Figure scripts
▬▬▬▬▬▬▬▬▬▬

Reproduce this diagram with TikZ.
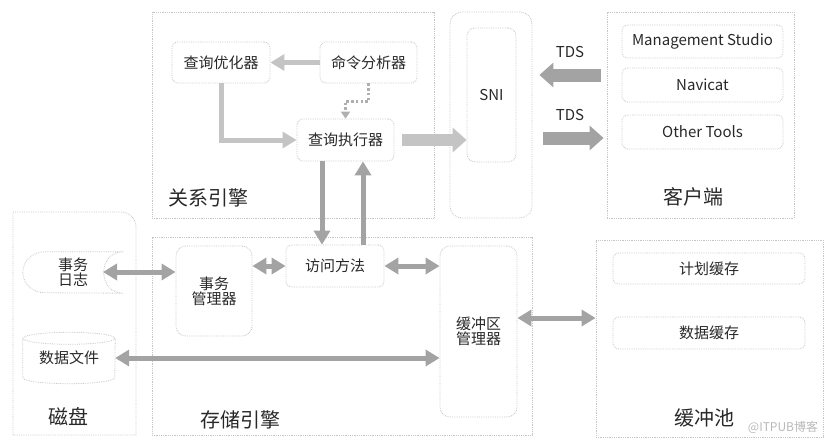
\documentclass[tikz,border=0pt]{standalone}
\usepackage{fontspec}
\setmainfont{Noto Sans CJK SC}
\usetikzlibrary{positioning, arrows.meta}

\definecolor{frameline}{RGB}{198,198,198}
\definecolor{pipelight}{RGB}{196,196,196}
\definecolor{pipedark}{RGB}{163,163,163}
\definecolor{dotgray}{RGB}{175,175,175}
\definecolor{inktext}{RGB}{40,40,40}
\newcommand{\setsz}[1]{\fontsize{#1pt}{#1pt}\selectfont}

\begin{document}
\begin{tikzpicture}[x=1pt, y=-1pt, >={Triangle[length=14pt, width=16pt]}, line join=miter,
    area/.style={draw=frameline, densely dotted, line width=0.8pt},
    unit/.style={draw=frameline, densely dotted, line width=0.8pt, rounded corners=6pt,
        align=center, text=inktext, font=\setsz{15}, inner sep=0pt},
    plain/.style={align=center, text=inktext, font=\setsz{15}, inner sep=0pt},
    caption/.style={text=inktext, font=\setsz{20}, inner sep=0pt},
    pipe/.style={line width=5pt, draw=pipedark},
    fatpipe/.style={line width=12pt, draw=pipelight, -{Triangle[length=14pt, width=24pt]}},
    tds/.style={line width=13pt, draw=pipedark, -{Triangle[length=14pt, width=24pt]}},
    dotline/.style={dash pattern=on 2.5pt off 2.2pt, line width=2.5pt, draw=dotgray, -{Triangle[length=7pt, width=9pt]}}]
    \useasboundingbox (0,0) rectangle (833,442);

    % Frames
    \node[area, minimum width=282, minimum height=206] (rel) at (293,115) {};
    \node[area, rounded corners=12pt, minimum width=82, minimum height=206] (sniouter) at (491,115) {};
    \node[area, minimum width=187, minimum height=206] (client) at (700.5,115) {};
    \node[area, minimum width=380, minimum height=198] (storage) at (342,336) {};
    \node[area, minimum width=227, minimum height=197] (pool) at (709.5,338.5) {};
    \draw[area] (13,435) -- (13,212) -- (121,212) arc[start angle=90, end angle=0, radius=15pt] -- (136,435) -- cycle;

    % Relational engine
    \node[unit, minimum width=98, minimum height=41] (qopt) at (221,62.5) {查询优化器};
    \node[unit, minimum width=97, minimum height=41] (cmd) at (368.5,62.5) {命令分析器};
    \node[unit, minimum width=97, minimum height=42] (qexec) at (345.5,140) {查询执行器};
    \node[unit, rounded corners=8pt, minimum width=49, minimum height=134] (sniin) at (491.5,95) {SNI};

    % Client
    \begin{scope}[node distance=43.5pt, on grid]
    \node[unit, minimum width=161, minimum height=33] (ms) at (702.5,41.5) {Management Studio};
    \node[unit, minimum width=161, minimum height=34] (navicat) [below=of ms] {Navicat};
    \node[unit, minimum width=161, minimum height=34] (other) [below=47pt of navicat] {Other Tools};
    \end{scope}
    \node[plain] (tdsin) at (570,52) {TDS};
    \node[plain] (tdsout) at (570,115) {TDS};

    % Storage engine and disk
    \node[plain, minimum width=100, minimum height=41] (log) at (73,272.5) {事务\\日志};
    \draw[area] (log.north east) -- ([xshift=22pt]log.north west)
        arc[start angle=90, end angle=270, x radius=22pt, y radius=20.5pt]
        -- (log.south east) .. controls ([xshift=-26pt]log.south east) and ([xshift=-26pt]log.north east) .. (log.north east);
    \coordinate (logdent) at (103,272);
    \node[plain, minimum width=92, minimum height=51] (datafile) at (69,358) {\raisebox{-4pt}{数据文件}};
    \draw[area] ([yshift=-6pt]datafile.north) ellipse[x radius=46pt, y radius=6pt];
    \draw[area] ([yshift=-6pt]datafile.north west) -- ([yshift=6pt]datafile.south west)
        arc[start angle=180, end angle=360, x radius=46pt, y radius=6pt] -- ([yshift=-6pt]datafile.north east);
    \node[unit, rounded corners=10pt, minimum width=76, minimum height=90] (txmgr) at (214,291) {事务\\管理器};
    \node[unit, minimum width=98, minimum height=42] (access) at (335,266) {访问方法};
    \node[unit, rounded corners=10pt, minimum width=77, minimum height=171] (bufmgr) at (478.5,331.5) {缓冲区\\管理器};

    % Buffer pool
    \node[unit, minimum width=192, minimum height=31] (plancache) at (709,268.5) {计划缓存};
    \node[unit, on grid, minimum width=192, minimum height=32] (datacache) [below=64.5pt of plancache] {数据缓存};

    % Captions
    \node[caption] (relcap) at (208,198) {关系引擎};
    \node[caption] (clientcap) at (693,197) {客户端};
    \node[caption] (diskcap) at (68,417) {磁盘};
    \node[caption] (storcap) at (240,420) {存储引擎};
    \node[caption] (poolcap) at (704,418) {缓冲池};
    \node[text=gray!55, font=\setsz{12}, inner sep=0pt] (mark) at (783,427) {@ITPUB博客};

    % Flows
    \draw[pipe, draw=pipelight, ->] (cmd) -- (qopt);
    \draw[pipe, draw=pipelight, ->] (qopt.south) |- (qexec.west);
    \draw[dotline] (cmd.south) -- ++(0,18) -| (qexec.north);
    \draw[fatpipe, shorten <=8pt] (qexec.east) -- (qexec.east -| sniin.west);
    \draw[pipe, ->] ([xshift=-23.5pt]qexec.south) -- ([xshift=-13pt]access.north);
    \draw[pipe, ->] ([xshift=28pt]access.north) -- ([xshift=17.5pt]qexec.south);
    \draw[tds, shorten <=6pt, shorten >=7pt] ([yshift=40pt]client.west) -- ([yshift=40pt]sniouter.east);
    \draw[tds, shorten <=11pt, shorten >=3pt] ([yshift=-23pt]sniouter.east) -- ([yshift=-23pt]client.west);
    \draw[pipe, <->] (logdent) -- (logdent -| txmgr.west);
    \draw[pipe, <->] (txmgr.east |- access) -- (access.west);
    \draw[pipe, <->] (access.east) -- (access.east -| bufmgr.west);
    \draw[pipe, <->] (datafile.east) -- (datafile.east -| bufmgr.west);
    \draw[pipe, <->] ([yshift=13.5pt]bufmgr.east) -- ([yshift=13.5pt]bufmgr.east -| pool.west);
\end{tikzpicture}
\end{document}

▬▬▬▬▬▬▬▬▬▬

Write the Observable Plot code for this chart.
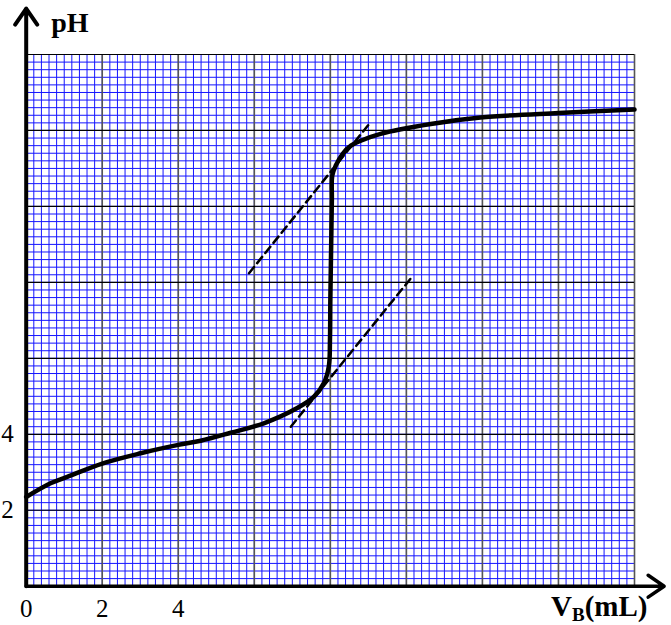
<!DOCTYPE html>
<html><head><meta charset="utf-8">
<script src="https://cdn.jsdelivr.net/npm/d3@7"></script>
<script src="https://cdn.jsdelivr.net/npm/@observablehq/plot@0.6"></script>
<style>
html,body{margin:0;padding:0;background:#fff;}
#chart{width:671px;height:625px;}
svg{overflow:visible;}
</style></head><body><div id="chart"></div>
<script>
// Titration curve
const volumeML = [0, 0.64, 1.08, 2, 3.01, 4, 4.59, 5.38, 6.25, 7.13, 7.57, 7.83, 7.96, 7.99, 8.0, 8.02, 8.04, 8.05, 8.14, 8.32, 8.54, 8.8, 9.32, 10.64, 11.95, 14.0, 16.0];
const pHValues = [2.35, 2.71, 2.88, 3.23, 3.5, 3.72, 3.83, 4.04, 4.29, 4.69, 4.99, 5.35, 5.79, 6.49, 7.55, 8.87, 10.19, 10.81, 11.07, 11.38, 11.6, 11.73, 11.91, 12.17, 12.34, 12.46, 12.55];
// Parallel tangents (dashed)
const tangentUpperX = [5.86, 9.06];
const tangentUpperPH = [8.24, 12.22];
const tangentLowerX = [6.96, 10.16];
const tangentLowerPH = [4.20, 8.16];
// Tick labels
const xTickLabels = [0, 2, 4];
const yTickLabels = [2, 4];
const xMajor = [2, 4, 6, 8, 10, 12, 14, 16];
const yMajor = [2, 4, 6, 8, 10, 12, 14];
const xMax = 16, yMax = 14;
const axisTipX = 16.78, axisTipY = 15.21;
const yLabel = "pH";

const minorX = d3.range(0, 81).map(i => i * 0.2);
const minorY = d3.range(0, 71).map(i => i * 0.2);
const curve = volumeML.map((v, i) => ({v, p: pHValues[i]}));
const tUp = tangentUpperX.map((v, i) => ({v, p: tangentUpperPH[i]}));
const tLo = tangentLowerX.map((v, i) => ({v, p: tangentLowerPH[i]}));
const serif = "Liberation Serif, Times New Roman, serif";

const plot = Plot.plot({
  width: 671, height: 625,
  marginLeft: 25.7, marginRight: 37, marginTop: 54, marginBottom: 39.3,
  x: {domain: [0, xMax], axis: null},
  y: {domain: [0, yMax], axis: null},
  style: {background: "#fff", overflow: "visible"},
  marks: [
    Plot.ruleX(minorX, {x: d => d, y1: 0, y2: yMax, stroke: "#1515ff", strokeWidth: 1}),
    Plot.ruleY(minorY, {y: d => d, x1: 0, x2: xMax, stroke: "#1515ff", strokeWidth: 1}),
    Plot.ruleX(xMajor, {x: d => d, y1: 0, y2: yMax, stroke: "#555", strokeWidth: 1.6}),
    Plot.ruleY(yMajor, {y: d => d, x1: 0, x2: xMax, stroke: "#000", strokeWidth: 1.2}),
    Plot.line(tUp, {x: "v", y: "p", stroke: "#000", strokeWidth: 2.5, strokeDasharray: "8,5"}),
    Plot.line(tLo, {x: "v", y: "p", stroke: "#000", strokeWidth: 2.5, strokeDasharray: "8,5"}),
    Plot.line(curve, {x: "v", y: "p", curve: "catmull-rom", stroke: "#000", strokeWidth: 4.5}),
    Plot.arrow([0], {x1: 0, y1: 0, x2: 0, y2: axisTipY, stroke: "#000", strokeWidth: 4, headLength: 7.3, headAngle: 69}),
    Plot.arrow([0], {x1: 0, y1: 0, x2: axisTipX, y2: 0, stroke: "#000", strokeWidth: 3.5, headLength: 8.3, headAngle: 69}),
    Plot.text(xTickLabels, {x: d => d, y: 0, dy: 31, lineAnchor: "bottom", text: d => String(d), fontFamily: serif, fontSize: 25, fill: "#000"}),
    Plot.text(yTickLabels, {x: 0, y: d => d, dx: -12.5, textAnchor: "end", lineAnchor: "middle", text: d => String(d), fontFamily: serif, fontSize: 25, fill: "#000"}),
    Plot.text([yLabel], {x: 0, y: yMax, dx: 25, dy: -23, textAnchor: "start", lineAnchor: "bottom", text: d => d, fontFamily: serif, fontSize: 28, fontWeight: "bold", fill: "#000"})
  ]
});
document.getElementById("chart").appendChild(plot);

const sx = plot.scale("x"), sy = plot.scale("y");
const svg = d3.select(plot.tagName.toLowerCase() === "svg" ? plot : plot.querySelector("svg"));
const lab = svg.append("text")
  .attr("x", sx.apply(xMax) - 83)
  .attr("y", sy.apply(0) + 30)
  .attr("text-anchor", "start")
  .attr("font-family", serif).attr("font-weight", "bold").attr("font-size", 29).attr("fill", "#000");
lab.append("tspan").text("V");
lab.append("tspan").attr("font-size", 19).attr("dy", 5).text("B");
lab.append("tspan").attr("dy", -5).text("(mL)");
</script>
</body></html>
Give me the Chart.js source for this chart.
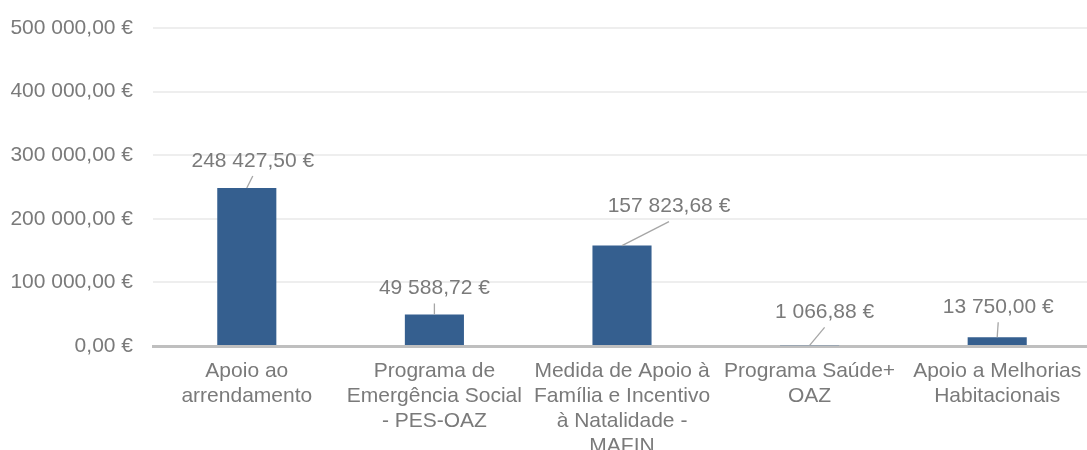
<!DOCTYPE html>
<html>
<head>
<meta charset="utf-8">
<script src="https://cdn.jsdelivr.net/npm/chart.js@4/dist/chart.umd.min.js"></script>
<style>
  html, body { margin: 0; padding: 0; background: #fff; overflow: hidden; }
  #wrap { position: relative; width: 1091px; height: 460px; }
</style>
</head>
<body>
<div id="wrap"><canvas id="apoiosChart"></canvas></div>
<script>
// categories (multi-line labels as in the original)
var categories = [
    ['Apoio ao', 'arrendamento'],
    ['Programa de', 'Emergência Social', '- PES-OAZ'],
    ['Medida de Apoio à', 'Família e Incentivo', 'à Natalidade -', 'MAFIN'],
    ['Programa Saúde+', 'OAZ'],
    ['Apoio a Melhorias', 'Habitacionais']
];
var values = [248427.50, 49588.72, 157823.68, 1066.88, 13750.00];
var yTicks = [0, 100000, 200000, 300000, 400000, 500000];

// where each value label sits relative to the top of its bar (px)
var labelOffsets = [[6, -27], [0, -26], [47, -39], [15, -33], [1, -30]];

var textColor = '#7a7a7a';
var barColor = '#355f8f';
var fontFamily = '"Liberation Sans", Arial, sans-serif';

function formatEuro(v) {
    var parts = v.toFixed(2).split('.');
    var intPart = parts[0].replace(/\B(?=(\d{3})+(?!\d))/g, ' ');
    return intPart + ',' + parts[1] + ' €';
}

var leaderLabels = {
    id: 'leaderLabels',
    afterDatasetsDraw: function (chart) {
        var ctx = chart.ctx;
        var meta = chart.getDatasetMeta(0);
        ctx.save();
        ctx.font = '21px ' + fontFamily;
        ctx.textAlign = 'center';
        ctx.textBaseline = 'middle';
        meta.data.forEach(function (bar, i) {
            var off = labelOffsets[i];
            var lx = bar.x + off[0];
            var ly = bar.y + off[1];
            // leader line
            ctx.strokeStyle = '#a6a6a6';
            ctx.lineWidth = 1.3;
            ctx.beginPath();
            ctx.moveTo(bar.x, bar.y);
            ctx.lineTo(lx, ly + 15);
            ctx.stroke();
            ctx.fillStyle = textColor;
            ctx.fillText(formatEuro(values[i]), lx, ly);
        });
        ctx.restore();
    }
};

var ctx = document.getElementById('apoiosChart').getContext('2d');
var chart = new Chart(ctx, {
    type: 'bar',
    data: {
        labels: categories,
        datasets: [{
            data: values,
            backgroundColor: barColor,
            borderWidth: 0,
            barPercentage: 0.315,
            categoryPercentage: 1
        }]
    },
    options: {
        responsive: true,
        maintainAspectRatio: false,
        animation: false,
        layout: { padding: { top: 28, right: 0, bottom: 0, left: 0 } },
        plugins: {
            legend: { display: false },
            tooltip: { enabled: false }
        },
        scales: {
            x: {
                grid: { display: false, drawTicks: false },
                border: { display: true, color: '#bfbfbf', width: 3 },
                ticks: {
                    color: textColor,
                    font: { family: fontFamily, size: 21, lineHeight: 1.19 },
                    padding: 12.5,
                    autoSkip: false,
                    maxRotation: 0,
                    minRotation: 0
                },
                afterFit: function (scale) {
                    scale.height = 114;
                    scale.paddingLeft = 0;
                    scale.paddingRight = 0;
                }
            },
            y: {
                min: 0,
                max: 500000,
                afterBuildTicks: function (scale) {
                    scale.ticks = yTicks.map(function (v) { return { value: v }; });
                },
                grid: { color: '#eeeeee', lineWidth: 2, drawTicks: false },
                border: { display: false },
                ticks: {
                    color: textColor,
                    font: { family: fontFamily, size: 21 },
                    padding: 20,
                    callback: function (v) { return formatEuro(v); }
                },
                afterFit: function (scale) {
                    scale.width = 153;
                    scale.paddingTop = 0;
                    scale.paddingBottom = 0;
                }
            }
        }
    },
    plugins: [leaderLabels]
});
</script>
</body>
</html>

▬▬▬▬▬▬▬▬▬▬

* _Exercise objective_
Scan the listing above for the word "this" and show each line where it is found.

* _Expected answer_
Reproduce this diagram with TikZ.
Write the Observable Plot code for this chart.
Give me the Chart.js source for this chart.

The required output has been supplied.